• **WORK TO DO**: Output the entries below exactly as written, omitting pictures.

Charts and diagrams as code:
[START]
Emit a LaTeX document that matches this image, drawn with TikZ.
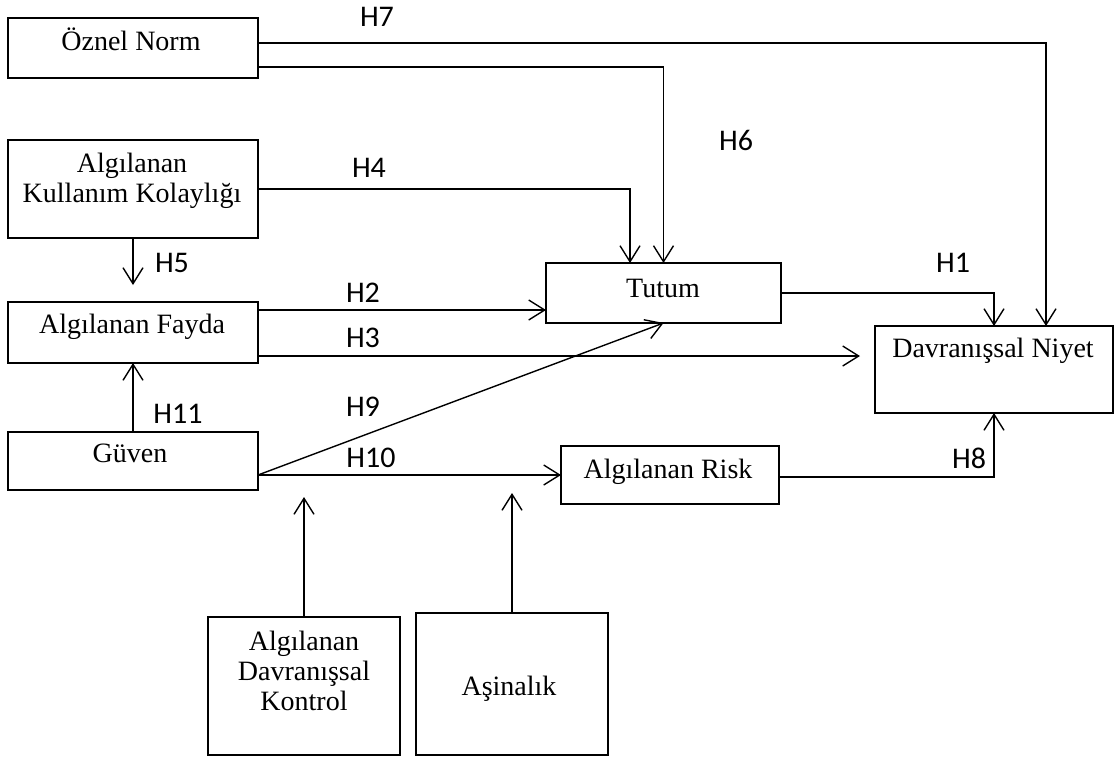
\documentclass[tikz,border=0pt]{standalone}
\usepackage{fontspec}
\setmainfont{Liberation Serif}
\newfontfamily\hfont{Carlito}
\usetikzlibrary{arrows.meta,calc}
\tikzset{
  box/.style={draw, line width=1.4pt, inner sep=0pt, outer sep=0pt, anchor=north west},
  txt/.style={anchor=base, inner sep=0pt, font=\fontsize{28}{30}\selectfont},
  hl/.style={anchor=base, inner sep=0pt, font=\hfont\fontsize{30}{32}\selectfont},
  arr/.style={line width=1.4pt, -{Straight Barb[length=16pt,width=20pt,line width=1.4pt]}},
  ln/.style={line width=1.4pt}
}
\begin{document}
\begin{tikzpicture}[x=1pt,y=-1pt]
\useasboundingbox (0,0) rectangle (1114,761);
% boxes
\node[box, minimum width=250pt, minimum height=60pt] (on) at (8,18) {};
\node[box, minimum width=250pt, minimum height=98pt] (kk) at (8,140) {};
\node[box, minimum width=250pt, minimum height=61pt] (af) at (8,302) {};
\node[box, minimum width=250pt, minimum height=58pt] (gv) at (8,432) {};
\node[box, minimum width=235pt, minimum height=60pt] (tt) at (546,263) {};
\node[box, minimum width=238pt, minimum height=87pt] (dn) at (875,326) {};
\node[box, minimum width=218pt, minimum height=58pt] (ar) at (561,446) {};
\node[box, minimum width=192pt, minimum height=138pt] (adk) at (208,617) {};
\node[box, minimum width=192pt, minimum height=142pt] (as) at (416,613) {};
% texts
\node[txt] (t1) at (131,50) {Öznel Norm};
\node[txt] (t2) at (132,172) {Algılanan};
\node[txt] (t3) at (132,202) {Kullanım Kolaylığı};
\node[txt] (t4) at (132,333) {Algılanan Fayda};
\node[txt] (t5) at (130,462) {Güven};
\node[txt] (t6) at (663,297) {Tutum};
\node[txt] (t7) at (993,357) {Davranışsal Niyet};
\node[txt] (t8) at (668,478) {Algılanan Risk};
\node[txt] (t9) at (304,650) {Algılanan};
\node[txt] (t10) at (304,680) {Davranışsal};
\node[txt] (t11) at (304,710) {Kontrol};
\node[txt] (t12) at (509,695) {Aşinalık};
% hypothesis labels
\node[hl] (h7) at (377,26) {H7};
\node[hl] (h4) at (369,177) {H4};
\node[hl] (h6) at (736,150) {H6};
\node[hl] (h1) at (953,272) {H1};
\node[hl] (h5) at (172,272) {H5};
\node[hl] (h2) at (363,302) {H2};
\node[hl] (h3) at (363,347) {H3};
\node[hl] (h11) at (178,423) {H11};
\node[hl] (h9) at (363,416) {H9};
\node[hl] (h10) at (371,467) {H10};
\node[hl] (h8) at (969,468) {H8};
% connectors
\draw[arr] ($(on.east)+(0,-5)$) -| ($(dn.north)+(52,0)$);
\draw[arr] ($(on.east)+(0,19)$) -| (tt.north);
\draw[arr] (kk.east) -| ($(tt.north)+(-33.5,0)$);
\draw[arr] (kk.south) -- ($(af.north)+(0,-17)$);
\draw[arr] ($(af.east)+(0,-22.5)$) -- ($(tt.west |- af.east)+(0,-22.5)$);
\draw[arr] ($(af.east)+(0,23.5)$) -- ($(dn.west |- af.east)+(-15,23.5)$);
\draw[arr] (gv.north) -- (af.south);
\draw[arr] ($(gv.east)+(0,14)$) -- (tt.south);
\draw[arr] ($(gv.east)+(0,14)$) -- (ar.west);
\draw[arr] (tt.east) -| (dn.north);
\draw[arr] ($(ar.east)+(0,2)$) -| (dn.south);
\draw[arr] (adk.north) -- ($(adk.north |- ar.west)+(0,22)$);
\draw[arr] (as.north) -- ($(as.north |- ar.west)+(0,18)$);
\end{tikzpicture}
\end{document}
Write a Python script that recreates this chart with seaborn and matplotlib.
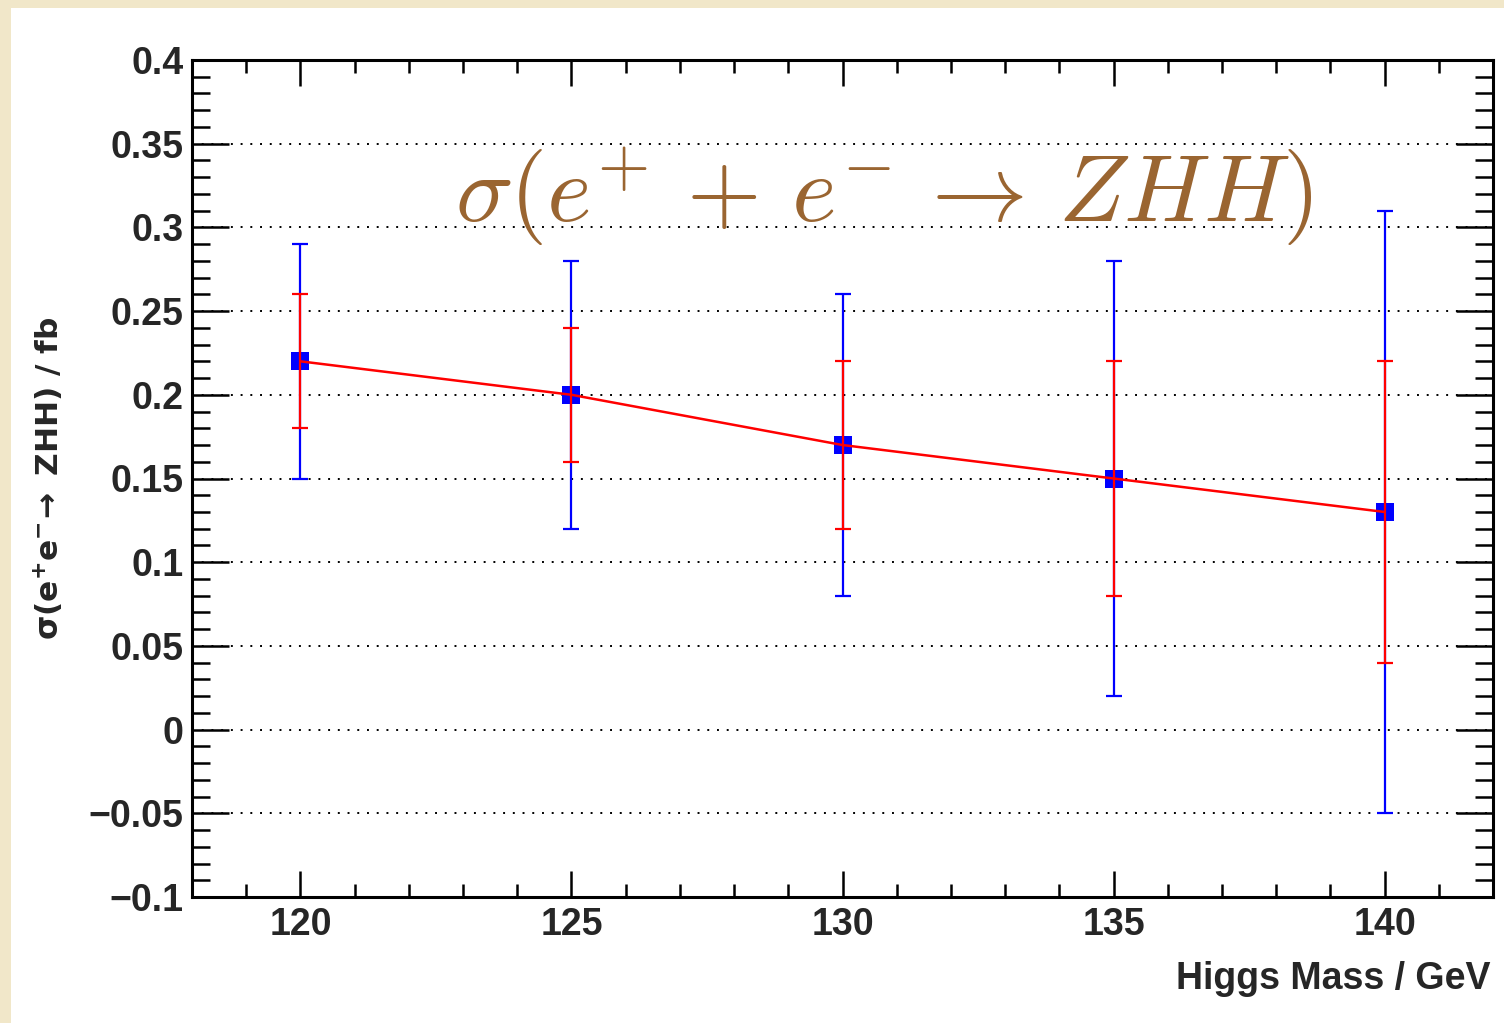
[END]
• **RESPONSE BELOW**:
Emit a LaTeX document that matches this image, drawn with TikZ.
\documentclass[tikz,border=0pt]{standalone}
\usepackage{fontspec}
\setmainfont{Liberation Serif}
\newfontfamily\hfont{Carlito}
\usetikzlibrary{arrows.meta,calc}
\tikzset{
  box/.style={draw, line width=1.4pt, inner sep=0pt, outer sep=0pt, anchor=north west},
  txt/.style={anchor=base, inner sep=0pt, font=\fontsize{28}{30}\selectfont},
  hl/.style={anchor=base, inner sep=0pt, font=\hfont\fontsize{30}{32}\selectfont},
  arr/.style={line width=1.4pt, -{Straight Barb[length=16pt,width=20pt,line width=1.4pt]}},
  ln/.style={line width=1.4pt}
}
\begin{document}
\begin{tikzpicture}[x=1pt,y=-1pt]
\useasboundingbox (0,0) rectangle (1114,761);
% boxes
\node[box, minimum width=250pt, minimum height=60pt] (on) at (8,18) {};
\node[box, minimum width=250pt, minimum height=98pt] (kk) at (8,140) {};
\node[box, minimum width=250pt, minimum height=61pt] (af) at (8,302) {};
\node[box, minimum width=250pt, minimum height=58pt] (gv) at (8,432) {};
\node[box, minimum width=235pt, minimum height=60pt] (tt) at (546,263) {};
\node[box, minimum width=238pt, minimum height=87pt] (dn) at (875,326) {};
\node[box, minimum width=218pt, minimum height=58pt] (ar) at (561,446) {};
\node[box, minimum width=192pt, minimum height=138pt] (adk) at (208,617) {};
\node[box, minimum width=192pt, minimum height=142pt] (as) at (416,613) {};
% texts
\node[txt] (t1) at (131,50) {Öznel Norm};
\node[txt] (t2) at (132,172) {Algılanan};
\node[txt] (t3) at (132,202) {Kullanım Kolaylığı};
\node[txt] (t4) at (132,333) {Algılanan Fayda};
\node[txt] (t5) at (130,462) {Güven};
\node[txt] (t6) at (663,297) {Tutum};
\node[txt] (t7) at (993,357) {Davranışsal Niyet};
\node[txt] (t8) at (668,478) {Algılanan Risk};
\node[txt] (t9) at (304,650) {Algılanan};
\node[txt] (t10) at (304,680) {Davranışsal};
\node[txt] (t11) at (304,710) {Kontrol};
\node[txt] (t12) at (509,695) {Aşinalık};
% hypothesis labels
\node[hl] (h7) at (377,26) {H7};
\node[hl] (h4) at (369,177) {H4};
\node[hl] (h6) at (736,150) {H6};
\node[hl] (h1) at (953,272) {H1};
\node[hl] (h5) at (172,272) {H5};
\node[hl] (h2) at (363,302) {H2};
\node[hl] (h3) at (363,347) {H3};
\node[hl] (h11) at (178,423) {H11};
\node[hl] (h9) at (363,416) {H9};
\node[hl] (h10) at (371,467) {H10};
\node[hl] (h8) at (969,468) {H8};
% connectors
\draw[arr] ($(on.east)+(0,-5)$) -| ($(dn.north)+(52,0)$);
\draw[arr] ($(on.east)+(0,19)$) -| (tt.north);
\draw[arr] (kk.east) -| ($(tt.north)+(-33.5,0)$);
\draw[arr] (kk.south) -- ($(af.north)+(0,-17)$);
\draw[arr] ($(af.east)+(0,-22.5)$) -- ($(tt.west |- af.east)+(0,-22.5)$);
\draw[arr] ($(af.east)+(0,23.5)$) -- ($(dn.west |- af.east)+(-15,23.5)$);
\draw[arr] (gv.north) -- (af.south);
\draw[arr] ($(gv.east)+(0,14)$) -- (tt.south);
\draw[arr] ($(gv.east)+(0,14)$) -- (ar.west);
\draw[arr] (tt.east) -| (dn.north);
\draw[arr] ($(ar.east)+(0,2)$) -| (dn.south);
\draw[arr] (adk.north) -- ($(adk.north |- ar.west)+(0,22)$);
\draw[arr] (as.north) -- ($(as.north |- ar.west)+(0,18)$);
\end{tikzpicture}
\end{document}
Write a Python script that recreates this chart with seaborn and matplotlib.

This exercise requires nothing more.